The significance of this error is explained here:
http://geoscienceenvironment.wordpress.com/2014/09/04/the-emperors-of-climate-alarmism-wear-no-clothes/
Essentially, the weakness in the argument is ocean warming as argued in this blog article today and by Roy Spencer here:
Dr Spencer’s diffusion model on this web site and used it to check James Hansen’s update of the heat sequestered by the oceans.
URL: http://www.drroyspencer.com/2011/06/
The mechanism by which the atmosphere transfers heat to the oceans is not an issue. The essential point is that IF there is excess heat it must be used only in 3 ways:
1. As latent heat in transforming ice to water and water to water vapor. This does not change the temperature, at least not directly though there are feedbacks.
2. Warming the land and warming the water in and on land in all its phases.
3. Warming the oceans.
The figure may not be very firm, but the estimates give 90% as the portion of heat that must appear in the oceans. And observations state that the heat has not been stored there. Theory says that if the heat is not found in the oceans the heat does not exist.
Therefore, the IPCC is wrong in its estimate and NASA;s estimate is closer to being correct.
A skeptic like me says, hey hold on a minute. The best NASA can estimate is within 17 Wm-2 and their estimate is 0.6 Wm-2 as the net amount of heating.

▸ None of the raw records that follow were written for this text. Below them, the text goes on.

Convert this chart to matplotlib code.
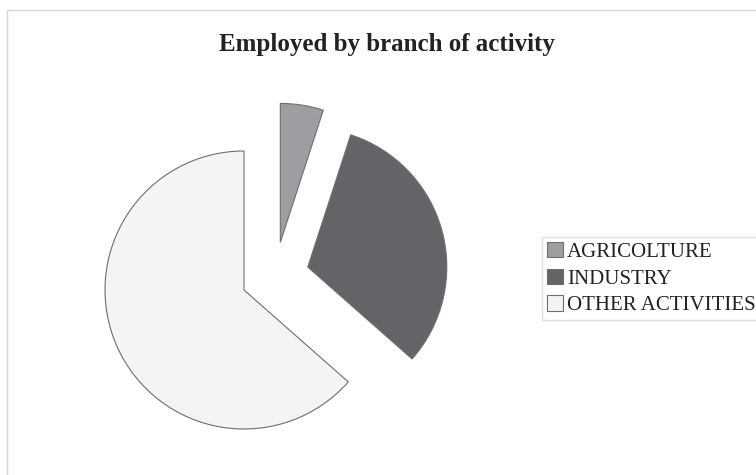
import matplotlib.pyplot as plt
from matplotlib.patches import Rectangle

# employed by branch of activity, percent
labels = ['AGRICOLTURE', 'INDUSTRY', 'OTHER ACTIVITIES']
shares = [5.0, 31.5, 63.5]
colors = ['#9d9ea2', '#636468', '#f4f4f4']

W, H = 756, 475
fig = plt.figure(figsize=(W / 100, H / 100), dpi=100)
fig.patch.set_facecolor('white')
ax = fig.add_axes([0, 0, 1, 1])

# thin frame of the chart area, running off the right and bottom edges
ax.add_patch(Rectangle((7, -20), W + 20, H - 10 + 20, fill=False,
                       edgecolor='#d6d6d6', linewidth=1.0))

# explode is in data units here (pixels), radius 139
wedges, _ = ax.pie(shares, colors=colors, startangle=90, counterclock=False,
                   explode=[34] * 3, center=(275, H - 276), radius=139,
                   wedgeprops=dict(edgecolor='#6e6e6e', linewidth=0.8),
                   frame=True)
ax.set_xlim(0, W)
ax.set_ylim(0, H)
ax.set_aspect('equal')
ax.axis('off')

ax.text(387, H - 44, 'Employed by branch of activity', ha='center', va='center',
        fontsize=18, fontweight='bold', family='Liberation Serif', color='#222222')

leg = fig.legend(wedges, labels, loc='upper left',
                 bbox_to_anchor=(542 / W, 1 - 237 / H),
                 prop=dict(family='Liberation Serif', size=15),
                 frameon=True, fancybox=False, edgecolor='#d6d6d6',
                 handlelength=0.75, handleheight=0.75, handletextpad=0.2,
                 labelspacing=0.32, borderpad=0.25, borderaxespad=0)
for t in leg.get_texts():
    t.set_color('#222222')

fig.savefig('out.png', dpi=100)
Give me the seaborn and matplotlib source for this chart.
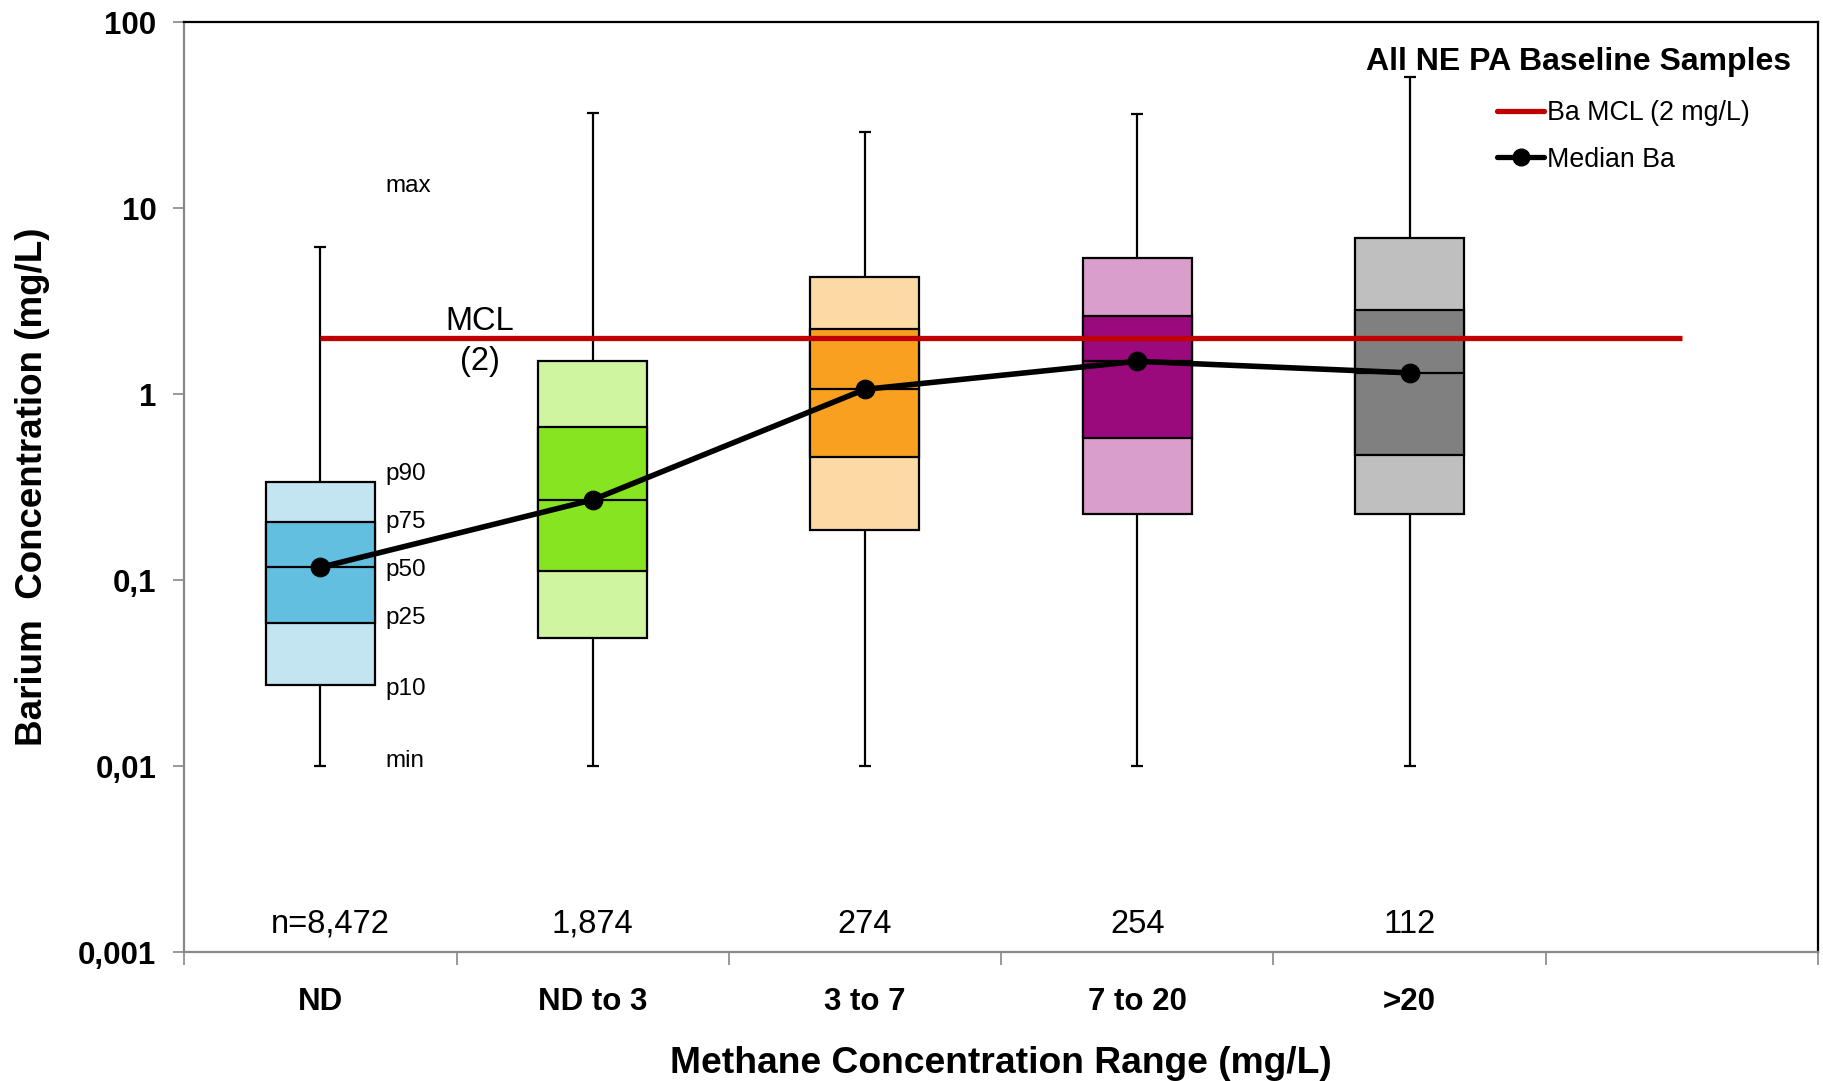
import numpy as np
import pandas as pd
import matplotlib
matplotlib.use("Agg")
import matplotlib.pyplot as plt
import seaborn as sns
from matplotlib.lines import Line2D

# ---- data ----
categories = ["ND", "ND to 3", "3 to 7", "7 to 20", ">20"]
n_labels = ["n=8,472", "1,874", "274", "254", "112"]
ba_min = [0.01, 0.01, 0.01, 0.01, 0.01]
ba_p10 = [0.0274, 0.0487, 0.186, 0.226, 0.227]
ba_p25 = [0.0588, 0.112, 0.46, 0.579, 0.473]
ba_p50 = [0.117, 0.27, 1.06, 1.50, 1.30]
ba_p75 = [0.205, 0.668, 2.24, 2.62, 2.82]
ba_p90 = [0.335, 1.50, 4.28, 5.39, 6.88]
ba_max = [6.2, 32.5, 25.5, 32.0, 50.8]
mcl_value = 2.0
light_colors = ["#C3E5F1", "#CFF5A1", "#FDD9A6", "#D99ECB", "#BFBFBF"]
dark_colors = ["#63BFE0", "#86E520", "#F9A020", "#9A0A7C", "#808080"]
stat_labels = ["max", "p90", "p75", "p50", "p25", "p10", "min"]
stat_label_y = [13.1, 0.37, 0.205, 0.113, 0.0625, 0.0259, 0.0106]
ytick_vals = [0.001, 0.01, 0.1, 1, 10, 100]
ytick_text = ["0,001", "0,01", "0,1", "1", "10", "100"]

sns.set_theme(style="white")
plt.rcParams["font.family"] = ["Liberation Sans", "DejaVu Sans"]
plt.rcParams["text.color"] = "black"
plt.rcParams["axes.labelcolor"] = "black"
plt.rcParams["xtick.color"] = "black"
plt.rcParams["ytick.color"] = "black"

fig = plt.figure(figsize=(18.24, 10.81), dpi=100)
ax = fig.add_axes([0.101, 0.1193, 0.8957, 0.8603])

pos = np.arange(len(categories))
bw = 0.40
ax.set_yscale("log")

# outer p10-p90 boxes
ax.bar(pos, np.array(ba_p90) - np.array(ba_p10), bottom=ba_p10, width=bw,
       color=light_colors, edgecolor="black", linewidth=1.6, zorder=2)
# inner p25-p75 boxes
ax.bar(pos, np.array(ba_p75) - np.array(ba_p25), bottom=ba_p25, width=bw,
       color=dark_colors, edgecolor="black", linewidth=1.6, zorder=3)
# median bars
ax.hlines(ba_p50, pos - bw / 2, pos + bw / 2, color="black", lw=1.6, zorder=4)
# whiskers
ax.vlines(pos, ba_p90, ba_max, color="black", lw=1.6, zorder=1)
ax.vlines(pos, ba_min, ba_p10, color="black", lw=1.6, zorder=1)
cw = 0.022
ax.hlines(ba_max, pos - cw, pos + cw, color="black", lw=1.6, zorder=1)
ax.hlines(ba_min, pos - cw, pos + cw, color="black", lw=1.6, zorder=1)

# MCL line
ax.plot([0, 5.0], [mcl_value, mcl_value], color="#C00000", lw=3.8, zorder=5,
        solid_capstyle="butt")

# median line
df = pd.DataFrame({"x": pos, "median": ba_p50})
sns.lineplot(data=df, x="x", y="median", ax=ax, color="black", lw=4.0,
             marker="o", markersize=13.5, markeredgecolor="black", zorder=6,
             legend=False)

# text annotations
ax.text(0.587, 2.44, "MCL", ha="center", va="center", fontsize=23.5)
ax.text(0.587, 1.50, "(2)", ha="center", va="center", fontsize=23.5)
for lab, yv in zip(stat_labels, stat_label_y):
    ax.text(0.24, yv, lab, ha="left", va="center", fontsize=17.5)
for i, (p, t) in enumerate(zip(pos, n_labels)):
    off = 0.035 if i == 0 else 0.0
    ax.text(p + off, 0.00141, t, ha="center", va="center", fontsize=23.5)

# axes
ax.set_xlim(-0.5, 5.5)
ax.set_ylim(0.001, 100)
ax.set_xticks(np.arange(-0.5, 6.0, 1.0))
ax.set_xticklabels([])
ax.set_xticks(pos, minor=True)
ax.set_xticklabels(categories, minor=True, fontsize=22.5, fontweight="bold")
ax.tick_params(axis="x", which="major", length=9, width=1.2, color="#888888",
               direction="out", bottom=True)
ax.tick_params(axis="x", which="minor", length=0, pad=25)
ax.set_yticks(ytick_vals)
ax.set_yticklabels(ytick_text, fontsize=22.5, fontweight="bold")
ax.yaxis.set_minor_locator(matplotlib.ticker.NullLocator())
ax.tick_params(axis="y", which="major", length=8, width=1.2, color="#888888",
               direction="out", left=True, pad=12)
ax.set_xlabel("Methane Concentration Range (mg/L)", fontsize=26.8,
              fontweight="bold", labelpad=21)
ax.set_ylabel("Barium  Concentration (mg/L)", fontsize=26.5, fontweight="bold",
              labelpad=20)
ax.grid(False)
for s in ["left", "bottom"]:
    ax.spines[s].set_color("#888888")
    ax.spines[s].set_linewidth(1.6)
for s in ["top", "right"]:
    ax.spines[s].set_color("black")
    ax.spines[s].set_linewidth(1.6)

# legend
fig.text(0.982, 0.943, "All NE PA Baseline Samples", ha="right", va="center",
         fontsize=23, fontweight="bold")
handles = [
    Line2D([], [], color="#C00000", lw=3.8),
    Line2D([], [], color="black", lw=3.8, marker="o", markersize=12),
]
ax.legend(handles, ["Ba MCL (2 mg/L)", "Median Ba"], loc="upper left",
          bbox_to_anchor=(0.815, 0.917), bbox_transform=fig.transFigure,
          frameon=False, fontsize=19.3, handlelength=1.75, handletextpad=0.1,
          labelspacing=0.75, borderaxespad=0)

fig.savefig("out.png", dpi=100)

NASA says that their error is about 28 times as big as their estimate of the heating.
I think that they are saying they need more money to improve their estimate.
And if that is what NASA is saying, I agree that it would be better not to waste a trillion dollars on climate mitigation when NASA needs only a few billion to tell us whether or not the Earth is really warming or whether our fears are merely inadequate measurement and poor modelling.
It would be better to do nothing about climate now and wait to see if NASA can improve their estimate of how climate is changing and if so why.
The NASA Glory satellite was intended to directly measure Earth's energy balance, but didn't reach orbit in 2011 and as far as I know, there aren't any plans to launch a similar satellite. I've spoken to several JPL scientists and not found much interest in pursuing anything that might upset the CAGW dogma, unfortunately.